# DATASET EXCERPT
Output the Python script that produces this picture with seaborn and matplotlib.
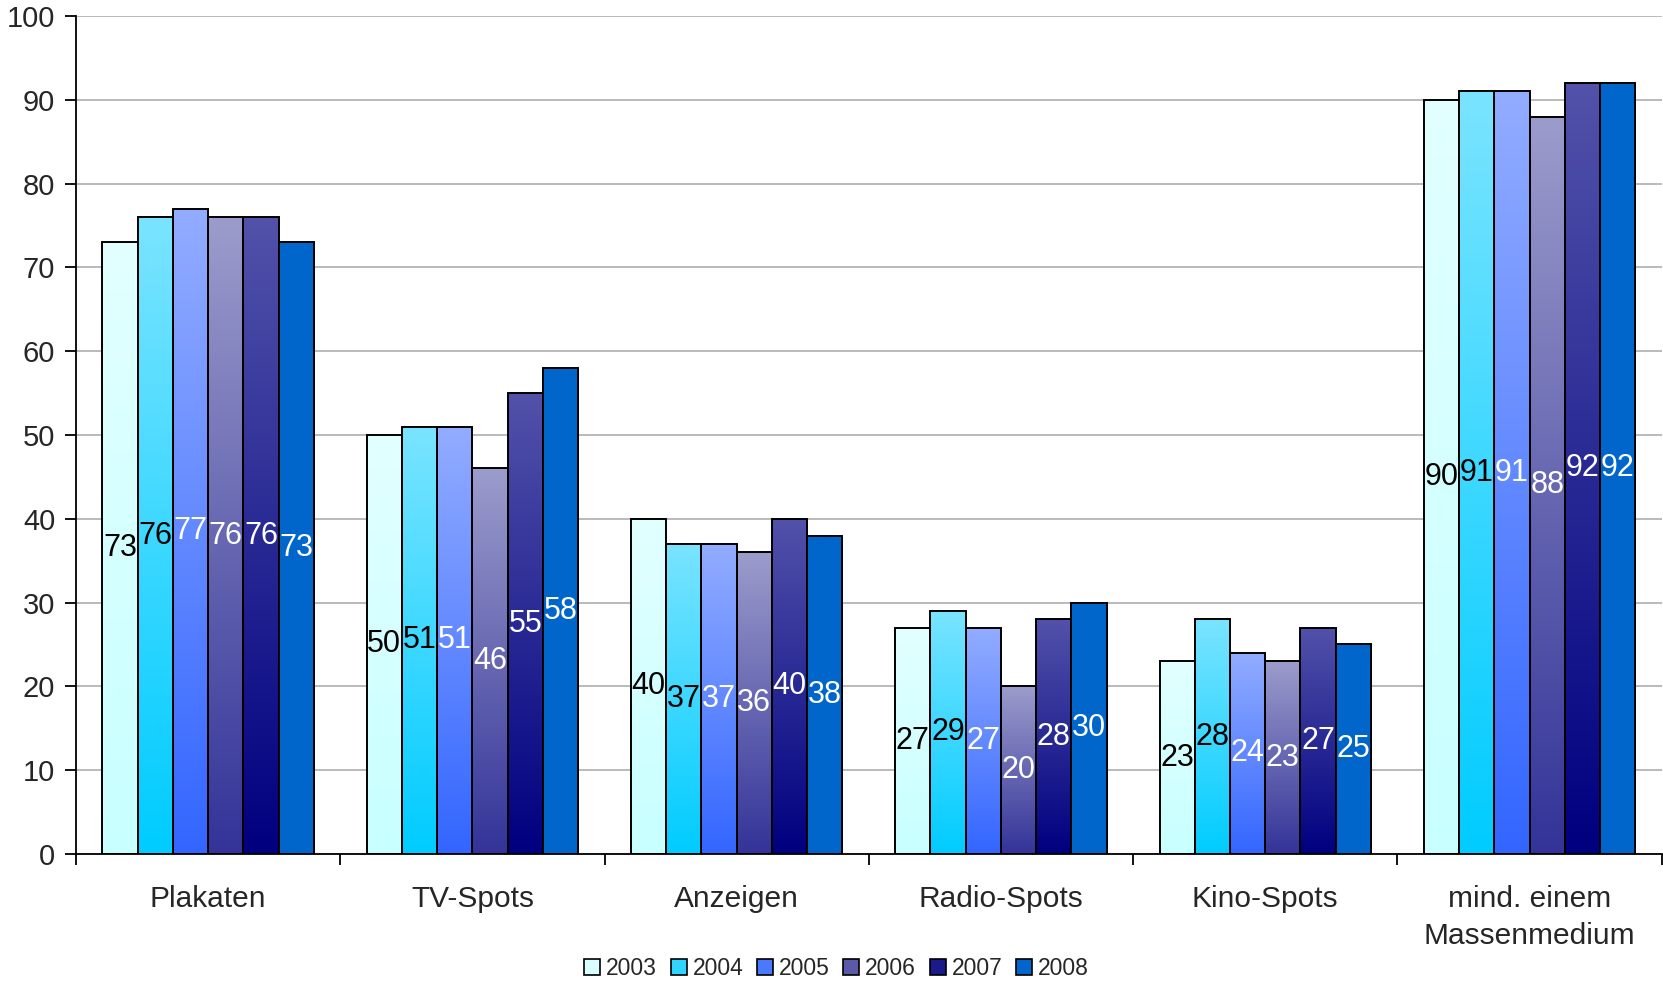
import numpy as np
import pandas as pd
import matplotlib
matplotlib.use("Agg")
import matplotlib.pyplot as plt
from matplotlib.colors import LinearSegmentedColormap
from matplotlib.patches import Patch
import seaborn as sns

# Data
categories = ["Plakaten", "TV-Spots", "Anzeigen", "Radio-Spots", "Kino-Spots", "mind. einem\nMassenmedium"]
years = ["2003", "2004", "2005", "2006", "2007", "2008"]
v2003 = [73, 50, 40, 27, 23, 90]
v2004 = [76, 51, 37, 29, 28, 91]
v2005 = [77, 51, 37, 27, 24, 91]
v2006 = [76, 46, 36, 20, 23, 88]
v2007 = [76, 55, 40, 28, 27, 92]
v2008 = [73, 58, 38, 30, 25, 92]
yticks = [0, 10, 20, 30, 40, 50, 60, 70, 80, 90, 100]

series = [v2003, v2004, v2005, v2006, v2007, v2008]
df = pd.DataFrame(
    [(c, y, v) for y, vals in zip(years, series) for c, v in zip(categories, vals)],
    columns=["Medium", "Jahr", "Wert"],
)

# (top, bottom) colours of the vertical fill gradient per year
grad = {
    "2003": ("#e2ffff", "#c8ffff"),
    "2004": ("#7ae4ff", "#00ccff"),
    "2005": ("#92acff", "#3366ff"),
    "2006": ("#9c9ccc", "#333399"),
    "2007": ("#5252aa", "#000080"),
    "2008": ("#0066cc", "#0066cc"),
}
legend_colors = {"2003": "#d8ffff", "2004": "#30d4ff", "2005": "#4a78ff",
                 "2006": "#5a5aa8", "2007": "#1a1a8a", "2008": "#0066cc"}
text_colors = {"2003": "black", "2004": "black", "2005": "white",
               "2006": "white", "2007": "white", "2008": "white"}

sns.set_theme(style="white")
plt.rcParams["font.family"] = ["Liberation Sans", "DejaVu Sans"]

fig = plt.figure(figsize=(16.63, 9.81), dpi=100)
ax = fig.add_axes([0.0457, 0.1295, 0.9535, 0.8542])

sns.barplot(data=df, x="Medium", y="Wert", hue="Jahr", order=categories,
            hue_order=years, palette=[legend_colors[y] for y in years],
            width=0.8, dodge=True, edgecolor="black", linewidth=1.4,
            errorbar=None, legend=False, ax=ax, zorder=3)

ax.set_xlim(-0.5, len(categories) - 0.5)
ax.set_ylim(0, 100)

# Vertical gradient fills clipped to each bar
for year, cont in zip(years, ax.containers):
    top, bottom = grad[year]
    cmap = LinearSegmentedColormap.from_list("g" + year, [bottom, top])
    for bar in cont.patches:
        x0, w, h = bar.get_x(), bar.get_width(), bar.get_height()
        img = ax.imshow(np.linspace(0, 1, 256).reshape(-1, 1), cmap=cmap,
                        origin="lower", aspect="auto",
                        extent=[x0, x0 + w, 0, h], zorder=3.5,
                        interpolation="bilinear")
        img.set_clip_path(bar)
        bar.set_facecolor("none")
        bar.set_zorder(4)
    ax.bar_label(cont, labels=[f"{v:g}" for v in cont.datavalues],
                 label_type="center", color=text_colors[year], fontsize=22,
                 zorder=5)

ax.set_xlim(-0.5, len(categories) - 0.5)
ax.set_ylim(0, 100)

# Grid and axes styling
ax.set_yticks(yticks)
ax.set_yticklabels([str(t) for t in yticks], fontsize=21)
ax.yaxis.grid(True, color="#b4b4b4", linewidth=1.3, zorder=0)
ax.xaxis.grid(False)
ax.set_axisbelow(True)
for s in ["top", "right"]:
    ax.spines[s].set_visible(False)
for s in ["left", "bottom"]:
    ax.spines[s].set_color("black")
    ax.spines[s].set_linewidth(1.3)
    ax.spines[s].set_zorder(6)
ax.tick_params(axis="y", direction="out", length=8, width=1.3, color="black",
               left=True, pad=7)
ax.set_xticks(range(len(categories)))
ax.set_xticklabels(categories, fontsize=21.5, linespacing=1.42)
ax.set_xticks(np.arange(-0.5, len(categories)), minor=True)
ax.tick_params(axis="x", which="major", length=0, pad=22)
ax.tick_params(axis="x", which="minor", direction="out", length=8, width=1.3,
               color="black", bottom=True)
ax.set_xlabel("")
ax.set_ylabel("")

handles = [Patch(facecolor=legend_colors[y], edgecolor="black", linewidth=1.2, label=y)
           for y in years]
fig.legend(handles=handles, loc="center", bbox_to_anchor=(0.503, 0.0125),
           ncol=6, frameon=False, fontsize=16.5, handlelength=0.7,
           handleheight=0.7, handletextpad=0.25, columnspacing=0.6,
           borderaxespad=0)

fig.savefig("out.png", dpi=100)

# REQUIREMENT
Restate the data above word for word. Do not include the images.

# COMPLETED EXERCISE
Output the Python script that produces this picture with seaborn and matplotlib.
import numpy as np
import pandas as pd
import matplotlib
matplotlib.use("Agg")
import matplotlib.pyplot as plt
from matplotlib.colors import LinearSegmentedColormap
from matplotlib.patches import Patch
import seaborn as sns

# Data
categories = ["Plakaten", "TV-Spots", "Anzeigen", "Radio-Spots", "Kino-Spots", "mind. einem\nMassenmedium"]
years = ["2003", "2004", "2005", "2006", "2007", "2008"]
v2003 = [73, 50, 40, 27, 23, 90]
v2004 = [76, 51, 37, 29, 28, 91]
v2005 = [77, 51, 37, 27, 24, 91]
v2006 = [76, 46, 36, 20, 23, 88]
v2007 = [76, 55, 40, 28, 27, 92]
v2008 = [73, 58, 38, 30, 25, 92]
yticks = [0, 10, 20, 30, 40, 50, 60, 70, 80, 90, 100]

series = [v2003, v2004, v2005, v2006, v2007, v2008]
df = pd.DataFrame(
    [(c, y, v) for y, vals in zip(years, series) for c, v in zip(categories, vals)],
    columns=["Medium", "Jahr", "Wert"],
)

# (top, bottom) colours of the vertical fill gradient per year
grad = {
    "2003": ("#e2ffff", "#c8ffff"),
    "2004": ("#7ae4ff", "#00ccff"),
    "2005": ("#92acff", "#3366ff"),
    "2006": ("#9c9ccc", "#333399"),
    "2007": ("#5252aa", "#000080"),
    "2008": ("#0066cc", "#0066cc"),
}
legend_colors = {"2003": "#d8ffff", "2004": "#30d4ff", "2005": "#4a78ff",
                 "2006": "#5a5aa8", "2007": "#1a1a8a", "2008": "#0066cc"}
text_colors = {"2003": "black", "2004": "black", "2005": "white",
               "2006": "white", "2007": "white", "2008": "white"}

sns.set_theme(style="white")
plt.rcParams["font.family"] = ["Liberation Sans", "DejaVu Sans"]

fig = plt.figure(figsize=(16.63, 9.81), dpi=100)
ax = fig.add_axes([0.0457, 0.1295, 0.9535, 0.8542])

sns.barplot(data=df, x="Medium", y="Wert", hue="Jahr", order=categories,
            hue_order=years, palette=[legend_colors[y] for y in years],
            width=0.8, dodge=True, edgecolor="black", linewidth=1.4,
            errorbar=None, legend=False, ax=ax, zorder=3)

ax.set_xlim(-0.5, len(categories) - 0.5)
ax.set_ylim(0, 100)

# Vertical gradient fills clipped to each bar
for year, cont in zip(years, ax.containers):
    top, bottom = grad[year]
    cmap = LinearSegmentedColormap.from_list("g" + year, [bottom, top])
    for bar in cont.patches:
        x0, w, h = bar.get_x(), bar.get_width(), bar.get_height()
        img = ax.imshow(np.linspace(0, 1, 256).reshape(-1, 1), cmap=cmap,
                        origin="lower", aspect="auto",
                        extent=[x0, x0 + w, 0, h], zorder=3.5,
                        interpolation="bilinear")
        img.set_clip_path(bar)
        bar.set_facecolor("none")
        bar.set_zorder(4)
    ax.bar_label(cont, labels=[f"{v:g}" for v in cont.datavalues],
                 label_type="center", color=text_colors[year], fontsize=22,
                 zorder=5)

ax.set_xlim(-0.5, len(categories) - 0.5)
ax.set_ylim(0, 100)

# Grid and axes styling
ax.set_yticks(yticks)
ax.set_yticklabels([str(t) for t in yticks], fontsize=21)
ax.yaxis.grid(True, color="#b4b4b4", linewidth=1.3, zorder=0)
ax.xaxis.grid(False)
ax.set_axisbelow(True)
for s in ["top", "right"]:
    ax.spines[s].set_visible(False)
for s in ["left", "bottom"]:
    ax.spines[s].set_color("black")
    ax.spines[s].set_linewidth(1.3)
    ax.spines[s].set_zorder(6)
ax.tick_params(axis="y", direction="out", length=8, width=1.3, color="black",
               left=True, pad=7)
ax.set_xticks(range(len(categories)))
ax.set_xticklabels(categories, fontsize=21.5, linespacing=1.42)
ax.set_xticks(np.arange(-0.5, len(categories)), minor=True)
ax.tick_params(axis="x", which="major", length=0, pad=22)
ax.tick_params(axis="x", which="minor", direction="out", length=8, width=1.3,
               color="black", bottom=True)
ax.set_xlabel("")
ax.set_ylabel("")

handles = [Patch(facecolor=legend_colors[y], edgecolor="black", linewidth=1.2, label=y)
           for y in years]
fig.legend(handles=handles, loc="center", bbox_to_anchor=(0.503, 0.0125),
           ncol=6, frameon=False, fontsize=16.5, handlelength=0.7,
           handleheight=0.7, handletextpad=0.25, columnspacing=0.6,
           borderaxespad=0)

fig.savefig("out.png", dpi=100)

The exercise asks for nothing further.